A New Method to Compute Subband Energy States of Low-Dimensional Systems by using Feynman Path Integrals

Abstract

When the dimensions of the semiconductor devices become small enough, the quantum effects, characteristic for the so called nanoelectronic devices (ND), open a new range of possibilities for various unconventional device applications. These are very interesting and have been the subject of many explorations recently. The operation of the two major ND — the resonant tunneling diode and the resonant tunneling transistor is based on the use of an applied control voltage to modulate the energy difference between the subband energy states of the low-dimensional electron or hole system in the quantum well of ND and the energy of the incident electron.

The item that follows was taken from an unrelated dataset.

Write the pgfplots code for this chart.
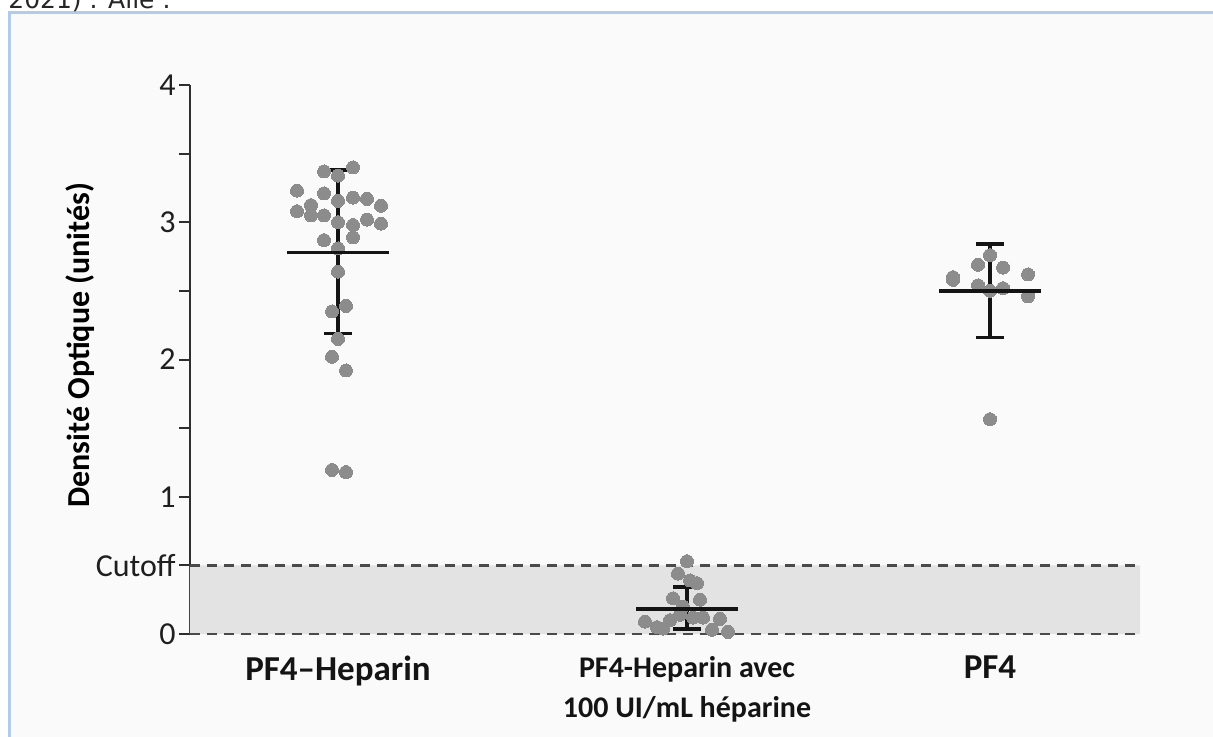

Therefore, it is important to develop efficient methods for computation of subband states in ND. Most of the methods, used till now, are based on the solution of the Schrodinger equation with appropriate boundary conditions depending on the problem under consideration [1-15]. This approach, however, has limitations and it is desirable to create alternative techniques for modelling of ND especially for the case of resonant tunneling. It is the purpose of this work to outline an original computational technique to calculate numerically electron and hole subband states in ND with arbitrary shape of the potential of the quantum well and arbitrary band-structure. This method is based on the use of Feynman path integrals in real space and time and it accounts directly the quantum interference effect for the important case when the subband states of the conduction and the valence bands are mixed by the surface potential of the quantum well or the space-charge layer.